Quarta-Feira 15 de outubro de 2003

Introdução à Liturgia das Vésperas (2)




1. Sabemos de numerosos testemunhos que, a partir do IV século, as Laudes e as Vésperas já são uma instituição estável em todas as grandes Igrejas orientais e ocidentais. Como, por exemplo, Santo Ambrósio testemunha: "Dado que todos os dias, indo à Igreja ou dedicando-nos à oração em casa, começamos de Deus e n'Ele terminamos, também o dia todo da nossa vida aqui na terra e o decurso de cada dia individualmente, tenha sempre o seu começo n'Ele e n'Ele termine" (De Abraham, II, 5, 22).

Assim como as Laudes se situam ao amanhecer, assim também as Vésperas têm o seu lugar ao pôr do sol, no momento em que, no templo de Jerusalém, era oferecido o holocausto com o incenso. Naquele momento Jesus, depois da sua morte na Cruz, repousava no sepulcro, tendo-se oferecido a Si mesmo ao Pai pela salvação do mundo.

As várias Igrejas, seguindo as respectivas tradições, organizaram de acordo com uma ritualidade própria o Ofício divino. Tomemos aqui em consideração o rito romano.

2. A oração é iniciada pela invocação Deus in adiutorium, segundo versículo do Salmo 69, que São Bento prescreve para cada Hora. O versículo recorda que unicamente de Deus podemos receber a graça de O louvar dignamente. Segue-se o Glória ao Pai, porque a glorificação da Trindade exprime a orientação essencial da oração cristã. Por fim, excluindo a Quaresma, acrescenta-se o Alleluia, expressão hebraica que significa "Louvai ao Senhor", e que se tornou, para os cristãos, uma jubilosa manifestação de confiança na protecção que Deus reserva para o seu povo.
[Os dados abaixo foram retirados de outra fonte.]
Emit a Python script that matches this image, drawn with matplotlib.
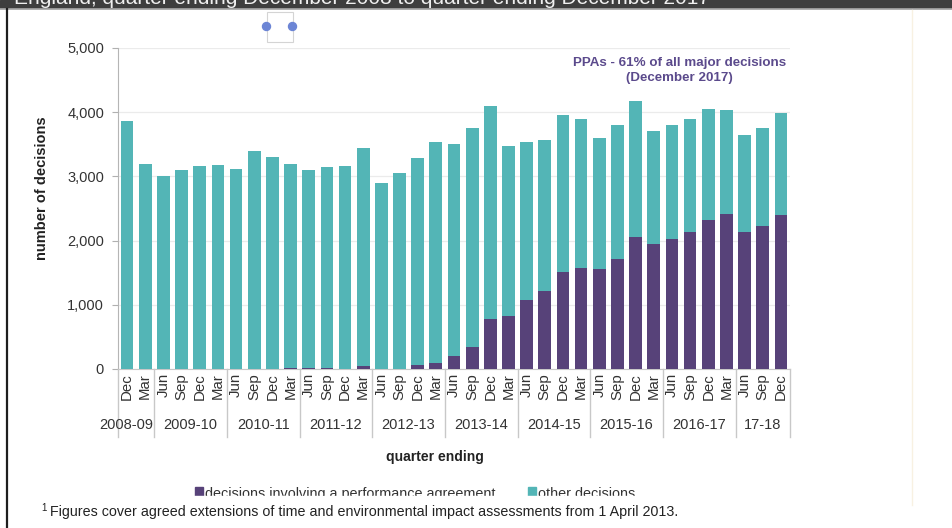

O cântico do Hino faz ressoar os motivos do louvor da Igreja em oração, evocando com inspiração poética os mistérios realizados para a salvação do homem na hora vespertina, sobretudo no sacrifício realizado por Cristo na Cruz.

3. A salmodia das Vésperas consta de dois Salmos adequados para esta hora e de um cântico tirado do Novo Testamento. A tipologia dos Salmos destinados às Vésperas apresenta vários aspectos. Existem Salmos das luzes, em que é explícita a menção da noite, da lâmpada ou da luz; Salmos que manifestam a confiança em Deus, refúgio estável na precariedade da vida humana; Salmos de agradecimento e de louvor; Salmos dos quais transparece o sentido escatológico recordado pelo fim do dia, e outros de carácter sapiencial ou de entoação penitencial. Além disso, encontramos os Salmos do Hallel, com referência à Última Ceia de Jesus com os discípulos. Na Igreja latina foram transmitidos elementos que favorecem a compreensão dos Salmos e a sua interpretação cristã, como os títulos, as orações sálmicas e, sobretudo, as antífonas (cf. Princípios e normas para a Liturgia das Horas, 110-120).

Tem um lugar de relevo a leitura breve, que é tirada, nas Vésperas, do Novo Testamento. Ela tem a finalidade de propor com vigor e insistência algumas sentenças bíblicas e imprimi-las nos corações para que sejam transferidas para a vida (cf. ibid., 45, 156, 172). A fim de facilitar a interiorização de quanto foi ouvido, a leitura é seguida de um silêncio conveniente e de um responsório, que tem a função de "responder", com o cântico de alguns versículos, à mensagem da leitura, favorecendo o seu acolhimento cordial da parte dos participantes na oração.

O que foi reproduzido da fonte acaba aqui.